Io sono l'amore
di G. Guadagnino
L'arte come forma suprema di presunzione ed una diversità che si traduce in aristocratiche lontananze, sono l’espressione di un artista abituato a confondersi tra le continue variazioni del suo cinema; e così dopo la rappresentazione edulcorata di uno scandalo di cartapesta, Luca Guadagnino costruisce la sua opus magna celebrando la storia di una metamorfosi familiare ed economica, analizzata attraverso le vicende della famiglia Recchi, prototipo di quel ceto borghese e mercantile che si affaccia al nuovo secolo con il prestigio costruito sulle dinamiche di un sistema di scambio in estinzione, eppure sufficiente ad assicurargli posizioni di rilievo.
Partendo dalla rappresentazione di un mondo autoreferenziale e chiuso a qualsiasi cambiamento, il regista mina le certezze dei suoi componenti sincronizzando gli scarti del disagio psicologico con quelli relativi al depauperamento della tradizione a favore della nuove logiche commerciali.

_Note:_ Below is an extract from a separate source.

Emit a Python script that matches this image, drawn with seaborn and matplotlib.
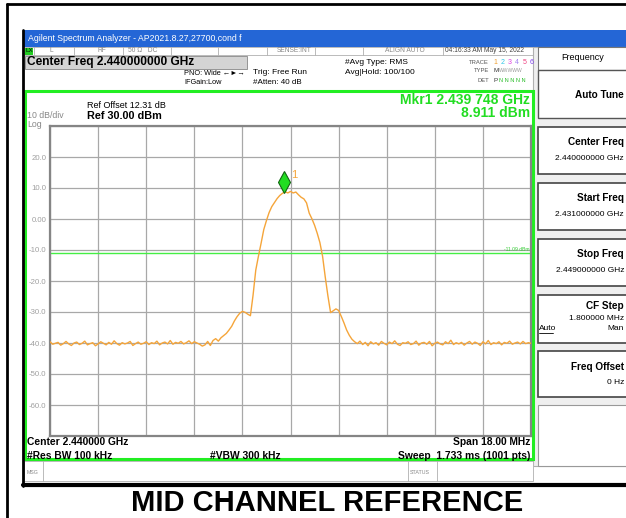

Che si tratti di un infelicità a lungo sottaciuta ed improvvisamente venuta a galla, oppure della differenza di vedute a proposito di una trattativa finanziaria, a farne le spese sono gli anelli deboli di una catena che, al di là delle singole ribellioni e dei lutti dolorosi non prevede altro copione che la perpetuazione di una specie umana vinta dalle proprie ossessioni e corrosa da una morale che privilegia la forma alla sostanza.
Se la fine è nota, Guadagnino si gioca le sue carte avvolgendo i protagonisti all’interno di una dimensione temporale eternamente sospesa e dilatata secondo i rituali del potere, lasciando che ogni singola tenzone sia il risultato di una selezione naturale determinata dall’onnipresenza di regole non scritte, ma perpetrate secondo le usanze di un ambiente che non risparmia niente in fatto di freddezza e disincanto.
Tenuto insieme da una colonna sonora che è insieme strumento di indagine e propaggine drammaturgica, "Io sono l’amore" è un trionfo di nature morte a cominciare dalla casa/magione in cui si celebra la vita del casato, elemento fondativo e specchio di un immobilismo che è prima psicologico e poi materiale, e ancora con gli elementi centrali della storia, gli interni, caratterizzati da una linearità destinata ad entrare in collisione con le pulsioni scatenate dal motivo centrale della vicenda, il cibo, vettore di uno sviamento che prende la gola e poi i sensi, e la protagonista principale, presenza impalpabile ma decisiva, la cui funzionale ornamentale, enfatizzata dalle continue vestizioni a cui viene sottoposta da parte del marito e della governante, funge da vero e propria oggetto deflagrante nella parte centrale del film, quella in cui, complice il pasto galeotto, assistiamo ad un deragliamento dei sensi che assume le sembianze di un sogno ad occhi aperti.
Guadagnino è perfetto nell’alternare eccessi e sottrazioni, ed anche quando, nella seconda parte, il film rischia di perdere ritmo, dilungandosi in un trionfo panteistico che diventa didascalico, per la preconfezionata presenza dell’elemento naturale, oppure per il defilamento ingiustificato di alcuni comprimari, il regista riesce a portare a casa il risultato grazie ad un arbitrio assolutamente fedele a se stesso.